**WHAT YOU NEED TO DO:**
All pictures are to be skipped; retype only the lines from the top of the entries through the line with "var yTicks = [0, 5, 10, 15];", both included.

**Plotting code records:**

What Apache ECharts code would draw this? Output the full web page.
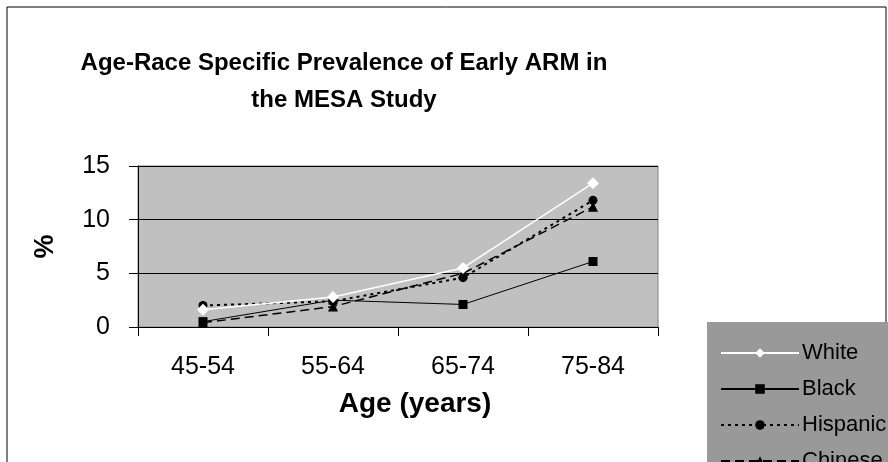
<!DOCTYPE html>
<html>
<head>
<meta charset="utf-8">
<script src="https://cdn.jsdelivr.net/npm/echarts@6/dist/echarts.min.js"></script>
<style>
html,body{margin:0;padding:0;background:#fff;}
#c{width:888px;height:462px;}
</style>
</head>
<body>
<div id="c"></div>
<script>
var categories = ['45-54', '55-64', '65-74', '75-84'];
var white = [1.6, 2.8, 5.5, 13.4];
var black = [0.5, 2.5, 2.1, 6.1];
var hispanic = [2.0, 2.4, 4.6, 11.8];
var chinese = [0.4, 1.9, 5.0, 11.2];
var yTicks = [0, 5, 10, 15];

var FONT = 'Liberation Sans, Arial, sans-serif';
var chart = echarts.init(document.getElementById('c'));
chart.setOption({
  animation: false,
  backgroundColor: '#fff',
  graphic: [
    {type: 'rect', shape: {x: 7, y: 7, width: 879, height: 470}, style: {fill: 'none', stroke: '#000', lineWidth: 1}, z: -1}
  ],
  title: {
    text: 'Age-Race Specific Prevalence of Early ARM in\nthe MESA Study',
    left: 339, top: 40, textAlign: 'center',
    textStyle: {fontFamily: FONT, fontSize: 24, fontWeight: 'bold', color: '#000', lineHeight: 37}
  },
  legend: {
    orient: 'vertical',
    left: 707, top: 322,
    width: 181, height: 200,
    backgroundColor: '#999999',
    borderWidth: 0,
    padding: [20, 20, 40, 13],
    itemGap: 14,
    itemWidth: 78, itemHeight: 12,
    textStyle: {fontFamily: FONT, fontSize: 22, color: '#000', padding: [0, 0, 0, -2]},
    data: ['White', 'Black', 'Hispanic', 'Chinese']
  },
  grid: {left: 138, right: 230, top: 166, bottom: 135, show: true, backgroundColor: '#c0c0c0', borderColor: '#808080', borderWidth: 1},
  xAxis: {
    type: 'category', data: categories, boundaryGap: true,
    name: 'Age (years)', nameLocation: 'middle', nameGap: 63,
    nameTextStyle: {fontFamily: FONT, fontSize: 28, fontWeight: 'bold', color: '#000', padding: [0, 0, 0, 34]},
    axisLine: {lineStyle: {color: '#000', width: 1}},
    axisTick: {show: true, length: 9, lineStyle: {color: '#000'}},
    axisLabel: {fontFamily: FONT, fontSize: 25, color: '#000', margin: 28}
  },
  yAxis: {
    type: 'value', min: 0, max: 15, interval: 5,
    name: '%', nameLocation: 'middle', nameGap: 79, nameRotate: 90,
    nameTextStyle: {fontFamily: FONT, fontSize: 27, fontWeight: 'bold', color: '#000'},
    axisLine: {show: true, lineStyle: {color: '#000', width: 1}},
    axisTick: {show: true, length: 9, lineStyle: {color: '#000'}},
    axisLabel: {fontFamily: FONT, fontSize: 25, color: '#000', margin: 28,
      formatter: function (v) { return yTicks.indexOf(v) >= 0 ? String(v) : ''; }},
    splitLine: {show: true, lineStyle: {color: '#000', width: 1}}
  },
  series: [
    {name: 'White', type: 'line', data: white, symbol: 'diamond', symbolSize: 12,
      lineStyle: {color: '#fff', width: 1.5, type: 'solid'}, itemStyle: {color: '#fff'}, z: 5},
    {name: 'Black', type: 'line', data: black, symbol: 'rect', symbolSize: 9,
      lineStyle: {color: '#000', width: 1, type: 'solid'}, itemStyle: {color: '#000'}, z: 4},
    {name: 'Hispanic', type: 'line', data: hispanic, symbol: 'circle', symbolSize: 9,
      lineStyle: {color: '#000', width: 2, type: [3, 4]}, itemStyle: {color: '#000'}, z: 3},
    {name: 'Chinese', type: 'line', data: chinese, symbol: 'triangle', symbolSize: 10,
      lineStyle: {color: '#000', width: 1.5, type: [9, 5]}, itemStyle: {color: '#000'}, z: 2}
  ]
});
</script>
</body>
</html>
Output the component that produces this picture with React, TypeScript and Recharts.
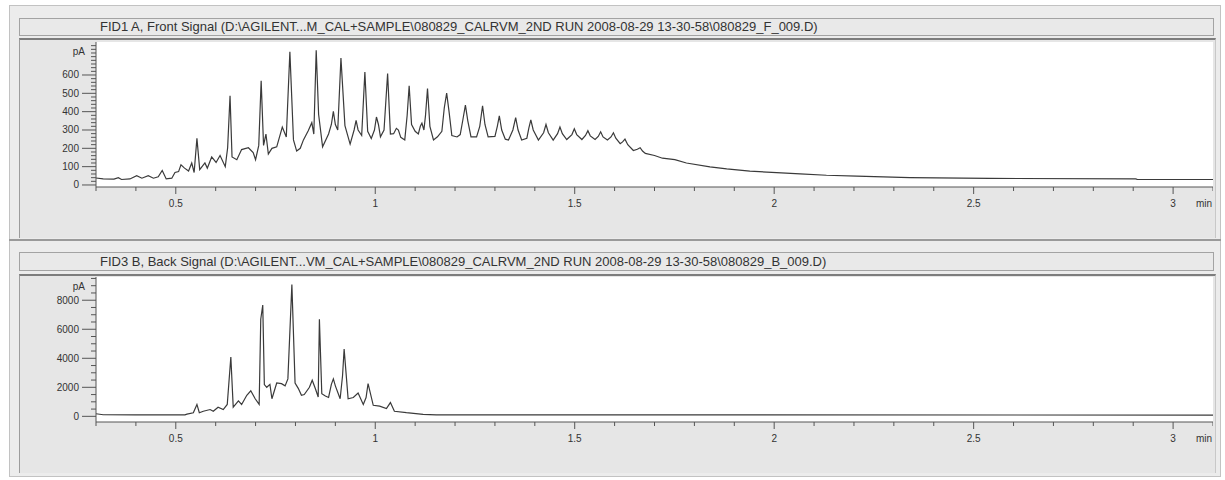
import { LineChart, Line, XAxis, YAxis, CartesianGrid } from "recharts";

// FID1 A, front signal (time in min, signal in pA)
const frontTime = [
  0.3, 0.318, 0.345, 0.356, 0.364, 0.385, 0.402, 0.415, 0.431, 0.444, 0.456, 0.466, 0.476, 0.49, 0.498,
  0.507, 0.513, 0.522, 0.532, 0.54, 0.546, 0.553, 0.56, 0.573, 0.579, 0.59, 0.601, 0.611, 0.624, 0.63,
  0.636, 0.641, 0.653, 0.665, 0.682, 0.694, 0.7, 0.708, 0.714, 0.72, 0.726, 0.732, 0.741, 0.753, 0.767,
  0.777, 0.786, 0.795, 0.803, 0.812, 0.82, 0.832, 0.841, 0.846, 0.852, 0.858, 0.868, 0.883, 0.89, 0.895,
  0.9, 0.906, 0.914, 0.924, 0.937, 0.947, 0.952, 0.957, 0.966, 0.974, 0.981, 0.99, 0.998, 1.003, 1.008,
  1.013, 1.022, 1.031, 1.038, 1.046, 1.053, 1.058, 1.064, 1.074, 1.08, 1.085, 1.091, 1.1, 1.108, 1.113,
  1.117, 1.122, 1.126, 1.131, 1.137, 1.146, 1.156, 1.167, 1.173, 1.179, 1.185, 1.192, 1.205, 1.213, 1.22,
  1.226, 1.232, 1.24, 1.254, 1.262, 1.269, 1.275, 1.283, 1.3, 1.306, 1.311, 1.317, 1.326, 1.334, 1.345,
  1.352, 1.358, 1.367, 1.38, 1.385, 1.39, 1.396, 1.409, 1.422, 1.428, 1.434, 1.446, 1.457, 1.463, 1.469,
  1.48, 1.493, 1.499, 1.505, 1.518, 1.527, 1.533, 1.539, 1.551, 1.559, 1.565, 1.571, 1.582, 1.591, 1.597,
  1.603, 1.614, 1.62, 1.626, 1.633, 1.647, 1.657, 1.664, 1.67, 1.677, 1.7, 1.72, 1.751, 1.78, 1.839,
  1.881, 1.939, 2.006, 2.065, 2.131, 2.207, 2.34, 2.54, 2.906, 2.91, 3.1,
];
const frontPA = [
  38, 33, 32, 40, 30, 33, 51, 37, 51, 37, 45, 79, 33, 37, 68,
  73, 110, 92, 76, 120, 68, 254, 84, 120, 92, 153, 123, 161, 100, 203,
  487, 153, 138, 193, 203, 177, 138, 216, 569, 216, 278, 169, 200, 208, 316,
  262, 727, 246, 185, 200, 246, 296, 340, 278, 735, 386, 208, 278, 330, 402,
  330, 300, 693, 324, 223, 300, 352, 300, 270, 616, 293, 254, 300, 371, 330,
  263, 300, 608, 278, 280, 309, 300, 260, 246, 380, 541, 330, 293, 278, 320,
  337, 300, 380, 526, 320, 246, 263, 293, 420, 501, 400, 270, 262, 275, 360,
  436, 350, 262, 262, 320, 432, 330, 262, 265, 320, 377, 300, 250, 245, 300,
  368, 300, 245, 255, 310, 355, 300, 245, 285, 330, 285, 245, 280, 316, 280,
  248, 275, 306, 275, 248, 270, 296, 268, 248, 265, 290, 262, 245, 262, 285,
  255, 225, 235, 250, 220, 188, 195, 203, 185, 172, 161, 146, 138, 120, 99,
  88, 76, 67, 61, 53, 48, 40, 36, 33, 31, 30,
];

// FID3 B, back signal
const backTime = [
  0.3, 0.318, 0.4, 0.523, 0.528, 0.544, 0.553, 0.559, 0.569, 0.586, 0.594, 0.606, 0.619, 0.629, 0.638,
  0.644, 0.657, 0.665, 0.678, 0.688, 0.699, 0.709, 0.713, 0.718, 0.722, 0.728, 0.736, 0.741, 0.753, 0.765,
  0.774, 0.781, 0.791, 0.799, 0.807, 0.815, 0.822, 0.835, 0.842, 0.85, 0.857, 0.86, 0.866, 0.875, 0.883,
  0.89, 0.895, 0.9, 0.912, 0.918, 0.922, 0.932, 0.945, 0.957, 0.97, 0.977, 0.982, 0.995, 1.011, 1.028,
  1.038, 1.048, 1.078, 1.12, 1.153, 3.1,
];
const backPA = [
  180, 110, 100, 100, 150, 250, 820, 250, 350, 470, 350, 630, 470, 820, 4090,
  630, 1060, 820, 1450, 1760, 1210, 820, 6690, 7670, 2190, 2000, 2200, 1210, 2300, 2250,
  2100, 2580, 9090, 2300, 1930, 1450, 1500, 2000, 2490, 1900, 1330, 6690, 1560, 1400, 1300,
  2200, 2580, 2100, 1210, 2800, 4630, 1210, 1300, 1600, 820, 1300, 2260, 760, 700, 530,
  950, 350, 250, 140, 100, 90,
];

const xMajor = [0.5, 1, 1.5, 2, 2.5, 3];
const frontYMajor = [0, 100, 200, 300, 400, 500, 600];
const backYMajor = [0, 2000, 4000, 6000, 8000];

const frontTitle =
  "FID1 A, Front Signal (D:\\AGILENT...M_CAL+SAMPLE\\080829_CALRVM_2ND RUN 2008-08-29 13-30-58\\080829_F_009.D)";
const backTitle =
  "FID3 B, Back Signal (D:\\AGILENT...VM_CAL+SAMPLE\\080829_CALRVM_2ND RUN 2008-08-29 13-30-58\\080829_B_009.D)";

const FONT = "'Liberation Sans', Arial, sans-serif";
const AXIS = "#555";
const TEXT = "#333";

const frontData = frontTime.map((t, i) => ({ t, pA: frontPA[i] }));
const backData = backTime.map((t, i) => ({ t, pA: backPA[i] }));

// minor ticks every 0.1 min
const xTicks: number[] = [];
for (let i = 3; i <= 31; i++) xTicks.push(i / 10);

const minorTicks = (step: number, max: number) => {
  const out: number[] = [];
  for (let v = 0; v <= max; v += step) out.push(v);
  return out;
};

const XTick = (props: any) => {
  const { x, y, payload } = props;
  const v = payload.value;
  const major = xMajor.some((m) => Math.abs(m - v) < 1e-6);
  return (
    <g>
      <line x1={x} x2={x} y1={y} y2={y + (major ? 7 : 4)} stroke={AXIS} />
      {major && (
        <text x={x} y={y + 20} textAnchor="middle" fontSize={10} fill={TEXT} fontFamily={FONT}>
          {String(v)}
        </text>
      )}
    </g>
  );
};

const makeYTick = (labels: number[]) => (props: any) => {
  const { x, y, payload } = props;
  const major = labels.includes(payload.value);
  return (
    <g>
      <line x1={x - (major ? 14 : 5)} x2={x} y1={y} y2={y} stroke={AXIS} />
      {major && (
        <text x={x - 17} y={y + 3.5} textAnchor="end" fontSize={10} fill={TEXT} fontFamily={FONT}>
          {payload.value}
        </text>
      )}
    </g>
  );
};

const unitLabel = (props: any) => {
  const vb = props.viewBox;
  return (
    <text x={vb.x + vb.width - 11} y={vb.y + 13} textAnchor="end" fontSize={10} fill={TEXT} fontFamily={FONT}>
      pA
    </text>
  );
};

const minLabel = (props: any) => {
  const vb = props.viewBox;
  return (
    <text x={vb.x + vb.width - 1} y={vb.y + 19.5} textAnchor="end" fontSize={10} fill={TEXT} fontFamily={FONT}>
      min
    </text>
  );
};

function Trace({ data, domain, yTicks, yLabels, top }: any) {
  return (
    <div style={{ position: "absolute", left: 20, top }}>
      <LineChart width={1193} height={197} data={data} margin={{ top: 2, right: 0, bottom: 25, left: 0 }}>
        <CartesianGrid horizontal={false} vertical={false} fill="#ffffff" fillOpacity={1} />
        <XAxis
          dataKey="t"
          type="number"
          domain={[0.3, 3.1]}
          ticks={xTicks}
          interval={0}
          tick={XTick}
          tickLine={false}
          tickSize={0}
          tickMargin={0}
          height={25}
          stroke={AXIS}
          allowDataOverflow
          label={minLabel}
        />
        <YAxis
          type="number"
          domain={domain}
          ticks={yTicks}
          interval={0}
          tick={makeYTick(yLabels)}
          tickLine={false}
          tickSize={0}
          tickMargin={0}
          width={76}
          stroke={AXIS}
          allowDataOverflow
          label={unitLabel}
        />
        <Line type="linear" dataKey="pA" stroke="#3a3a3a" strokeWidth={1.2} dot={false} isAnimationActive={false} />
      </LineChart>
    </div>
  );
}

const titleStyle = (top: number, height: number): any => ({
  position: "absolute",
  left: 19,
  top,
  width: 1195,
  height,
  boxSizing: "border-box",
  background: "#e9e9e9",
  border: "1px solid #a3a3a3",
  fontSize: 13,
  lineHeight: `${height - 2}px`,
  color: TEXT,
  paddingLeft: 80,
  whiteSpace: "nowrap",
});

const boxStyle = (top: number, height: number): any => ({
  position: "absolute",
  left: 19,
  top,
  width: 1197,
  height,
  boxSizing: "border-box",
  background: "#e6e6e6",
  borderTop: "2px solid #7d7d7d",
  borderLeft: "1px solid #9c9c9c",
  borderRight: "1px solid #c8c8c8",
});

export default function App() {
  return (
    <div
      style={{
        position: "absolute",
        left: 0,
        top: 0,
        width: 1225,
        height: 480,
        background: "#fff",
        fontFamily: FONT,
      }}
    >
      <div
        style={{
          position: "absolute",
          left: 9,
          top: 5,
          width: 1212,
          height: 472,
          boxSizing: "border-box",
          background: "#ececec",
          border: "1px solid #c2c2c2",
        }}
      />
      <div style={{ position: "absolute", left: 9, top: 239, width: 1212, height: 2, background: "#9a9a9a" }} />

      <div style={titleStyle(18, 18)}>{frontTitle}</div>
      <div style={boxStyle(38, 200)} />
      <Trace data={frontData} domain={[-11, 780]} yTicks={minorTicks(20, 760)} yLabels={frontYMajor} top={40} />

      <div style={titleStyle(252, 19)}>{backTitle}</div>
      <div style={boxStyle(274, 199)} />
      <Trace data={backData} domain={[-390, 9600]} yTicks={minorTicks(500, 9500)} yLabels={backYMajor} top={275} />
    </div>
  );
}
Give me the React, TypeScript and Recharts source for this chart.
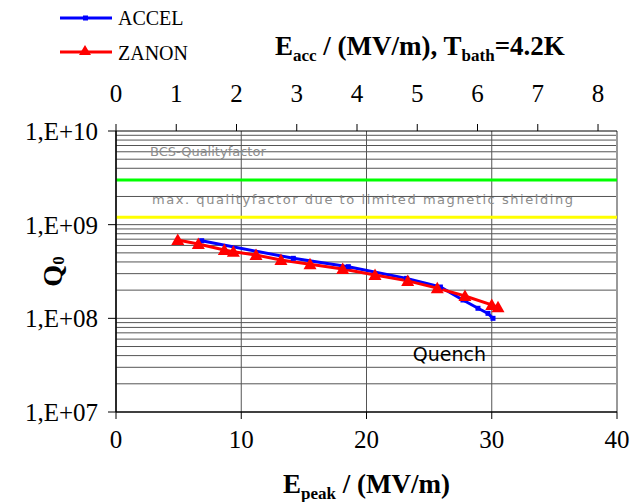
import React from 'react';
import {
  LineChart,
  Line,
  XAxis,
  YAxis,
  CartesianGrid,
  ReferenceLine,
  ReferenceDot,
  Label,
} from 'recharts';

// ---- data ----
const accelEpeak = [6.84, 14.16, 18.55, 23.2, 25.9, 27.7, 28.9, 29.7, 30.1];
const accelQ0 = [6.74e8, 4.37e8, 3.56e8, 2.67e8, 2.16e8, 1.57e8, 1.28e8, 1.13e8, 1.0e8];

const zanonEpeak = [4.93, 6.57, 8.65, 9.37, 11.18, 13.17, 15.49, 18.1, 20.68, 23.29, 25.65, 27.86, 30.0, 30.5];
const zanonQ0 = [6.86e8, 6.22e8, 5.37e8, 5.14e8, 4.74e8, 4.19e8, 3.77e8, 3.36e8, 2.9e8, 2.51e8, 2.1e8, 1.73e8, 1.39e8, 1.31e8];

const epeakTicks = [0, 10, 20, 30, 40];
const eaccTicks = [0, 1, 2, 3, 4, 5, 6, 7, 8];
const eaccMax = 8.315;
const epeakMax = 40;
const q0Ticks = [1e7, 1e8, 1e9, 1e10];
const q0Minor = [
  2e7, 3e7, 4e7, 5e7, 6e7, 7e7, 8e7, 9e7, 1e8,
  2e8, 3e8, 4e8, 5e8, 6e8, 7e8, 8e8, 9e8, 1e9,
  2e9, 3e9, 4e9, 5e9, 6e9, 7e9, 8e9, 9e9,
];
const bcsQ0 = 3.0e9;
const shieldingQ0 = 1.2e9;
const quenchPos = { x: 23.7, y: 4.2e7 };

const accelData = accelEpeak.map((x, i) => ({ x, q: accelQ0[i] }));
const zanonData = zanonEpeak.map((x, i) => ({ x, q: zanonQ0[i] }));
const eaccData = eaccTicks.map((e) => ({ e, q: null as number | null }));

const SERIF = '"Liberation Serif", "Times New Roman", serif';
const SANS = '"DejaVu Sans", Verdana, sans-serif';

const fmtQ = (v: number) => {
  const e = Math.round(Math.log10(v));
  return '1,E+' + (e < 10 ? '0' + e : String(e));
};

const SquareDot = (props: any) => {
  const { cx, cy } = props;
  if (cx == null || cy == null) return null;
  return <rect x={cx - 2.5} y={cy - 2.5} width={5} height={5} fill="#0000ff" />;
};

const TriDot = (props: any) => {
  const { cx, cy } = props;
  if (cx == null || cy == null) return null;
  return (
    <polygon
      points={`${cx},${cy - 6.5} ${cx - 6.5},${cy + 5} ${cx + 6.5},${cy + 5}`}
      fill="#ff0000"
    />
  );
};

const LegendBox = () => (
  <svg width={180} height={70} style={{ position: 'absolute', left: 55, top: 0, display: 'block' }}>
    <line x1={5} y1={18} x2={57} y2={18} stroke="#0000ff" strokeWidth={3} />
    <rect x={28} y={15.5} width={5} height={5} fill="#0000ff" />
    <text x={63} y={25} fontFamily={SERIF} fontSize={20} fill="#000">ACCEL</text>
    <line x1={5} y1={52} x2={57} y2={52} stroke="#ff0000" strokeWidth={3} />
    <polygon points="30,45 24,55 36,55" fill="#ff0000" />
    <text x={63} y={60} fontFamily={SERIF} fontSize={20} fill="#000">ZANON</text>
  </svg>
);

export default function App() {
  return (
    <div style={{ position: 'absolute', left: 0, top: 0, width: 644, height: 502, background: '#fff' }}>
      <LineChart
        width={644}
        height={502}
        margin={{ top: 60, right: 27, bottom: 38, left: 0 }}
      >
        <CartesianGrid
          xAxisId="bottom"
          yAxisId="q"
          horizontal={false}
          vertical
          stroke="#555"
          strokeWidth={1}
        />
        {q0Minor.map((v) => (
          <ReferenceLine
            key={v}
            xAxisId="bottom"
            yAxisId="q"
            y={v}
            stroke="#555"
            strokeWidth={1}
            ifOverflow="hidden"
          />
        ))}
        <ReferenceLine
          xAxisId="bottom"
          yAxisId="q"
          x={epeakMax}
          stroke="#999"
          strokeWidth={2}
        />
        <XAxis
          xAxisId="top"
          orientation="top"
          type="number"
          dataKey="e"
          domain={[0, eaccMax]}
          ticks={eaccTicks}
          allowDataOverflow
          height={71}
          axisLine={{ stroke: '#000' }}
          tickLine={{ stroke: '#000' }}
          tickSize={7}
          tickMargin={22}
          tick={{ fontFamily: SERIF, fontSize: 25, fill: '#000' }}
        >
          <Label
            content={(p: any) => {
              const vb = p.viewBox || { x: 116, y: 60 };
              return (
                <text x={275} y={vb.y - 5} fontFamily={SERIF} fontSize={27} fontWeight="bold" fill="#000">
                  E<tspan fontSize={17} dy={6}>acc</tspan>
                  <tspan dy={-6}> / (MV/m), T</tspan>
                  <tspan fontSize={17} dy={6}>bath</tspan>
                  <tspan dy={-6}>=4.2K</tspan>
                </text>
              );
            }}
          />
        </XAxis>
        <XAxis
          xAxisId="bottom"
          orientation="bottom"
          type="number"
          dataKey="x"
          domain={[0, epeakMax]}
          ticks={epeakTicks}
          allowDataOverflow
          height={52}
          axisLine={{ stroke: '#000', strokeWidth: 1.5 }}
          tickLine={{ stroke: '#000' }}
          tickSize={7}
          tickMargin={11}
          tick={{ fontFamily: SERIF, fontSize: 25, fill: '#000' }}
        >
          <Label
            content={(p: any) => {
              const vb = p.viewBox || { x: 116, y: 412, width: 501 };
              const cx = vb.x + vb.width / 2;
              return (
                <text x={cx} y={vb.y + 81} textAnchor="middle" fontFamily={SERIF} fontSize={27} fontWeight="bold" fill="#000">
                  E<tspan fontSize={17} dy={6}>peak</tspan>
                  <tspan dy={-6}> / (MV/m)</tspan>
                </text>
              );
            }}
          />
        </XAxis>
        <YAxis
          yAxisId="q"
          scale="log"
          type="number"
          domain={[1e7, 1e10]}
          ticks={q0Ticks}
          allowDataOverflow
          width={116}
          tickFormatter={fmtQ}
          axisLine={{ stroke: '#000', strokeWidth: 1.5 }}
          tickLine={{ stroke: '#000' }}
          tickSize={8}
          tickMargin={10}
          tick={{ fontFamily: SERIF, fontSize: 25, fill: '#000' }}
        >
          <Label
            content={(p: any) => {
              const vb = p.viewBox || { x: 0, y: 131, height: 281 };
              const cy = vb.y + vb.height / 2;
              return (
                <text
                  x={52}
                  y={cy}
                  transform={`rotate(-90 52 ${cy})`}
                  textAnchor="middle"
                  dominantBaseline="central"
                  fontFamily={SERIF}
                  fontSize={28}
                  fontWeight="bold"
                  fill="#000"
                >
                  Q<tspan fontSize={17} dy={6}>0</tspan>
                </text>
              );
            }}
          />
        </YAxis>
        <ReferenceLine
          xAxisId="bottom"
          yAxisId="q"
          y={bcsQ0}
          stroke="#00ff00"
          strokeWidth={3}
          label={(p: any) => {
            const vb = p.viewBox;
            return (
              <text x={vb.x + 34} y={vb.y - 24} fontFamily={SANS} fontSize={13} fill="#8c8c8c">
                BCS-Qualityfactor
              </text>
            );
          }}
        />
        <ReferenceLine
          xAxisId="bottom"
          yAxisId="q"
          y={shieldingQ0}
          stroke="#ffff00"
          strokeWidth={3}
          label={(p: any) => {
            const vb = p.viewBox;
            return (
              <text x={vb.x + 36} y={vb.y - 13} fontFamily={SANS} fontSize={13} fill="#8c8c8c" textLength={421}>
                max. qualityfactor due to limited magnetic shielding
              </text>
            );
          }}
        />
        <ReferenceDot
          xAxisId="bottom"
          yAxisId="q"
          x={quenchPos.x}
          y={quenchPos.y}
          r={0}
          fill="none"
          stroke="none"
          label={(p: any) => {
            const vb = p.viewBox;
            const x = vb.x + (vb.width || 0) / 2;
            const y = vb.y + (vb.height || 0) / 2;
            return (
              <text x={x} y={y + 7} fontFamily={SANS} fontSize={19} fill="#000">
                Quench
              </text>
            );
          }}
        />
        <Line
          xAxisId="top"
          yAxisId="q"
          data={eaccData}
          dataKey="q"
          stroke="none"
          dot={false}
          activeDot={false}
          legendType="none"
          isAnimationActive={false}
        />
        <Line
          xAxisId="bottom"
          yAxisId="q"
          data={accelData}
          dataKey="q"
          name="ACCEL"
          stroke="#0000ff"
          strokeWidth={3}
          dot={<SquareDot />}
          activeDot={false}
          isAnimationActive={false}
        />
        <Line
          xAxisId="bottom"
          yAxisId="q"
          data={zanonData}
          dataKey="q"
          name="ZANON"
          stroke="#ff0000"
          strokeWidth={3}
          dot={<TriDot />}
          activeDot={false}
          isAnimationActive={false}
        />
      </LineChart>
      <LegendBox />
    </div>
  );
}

**WRITTEN REPLY:**
What Apache ECharts code would draw this? Output the full web page.
<!DOCTYPE html>
<html>
<head>
<meta charset="utf-8">
<script src="https://cdn.jsdelivr.net/npm/echarts@6/dist/echarts.min.js"></script>
<style>
html,body{margin:0;padding:0;background:#fff;}
#c{width:888px;height:462px;}
</style>
</head>
<body>
<div id="c"></div>
<script>
var categories = ['45-54', '55-64', '65-74', '75-84'];
var white = [1.6, 2.8, 5.5, 13.4];
var black = [0.5, 2.5, 2.1, 6.1];
var hispanic = [2.0, 2.4, 4.6, 11.8];
var chinese = [0.4, 1.9, 5.0, 11.2];
var yTicks = [0, 5, 10, 15];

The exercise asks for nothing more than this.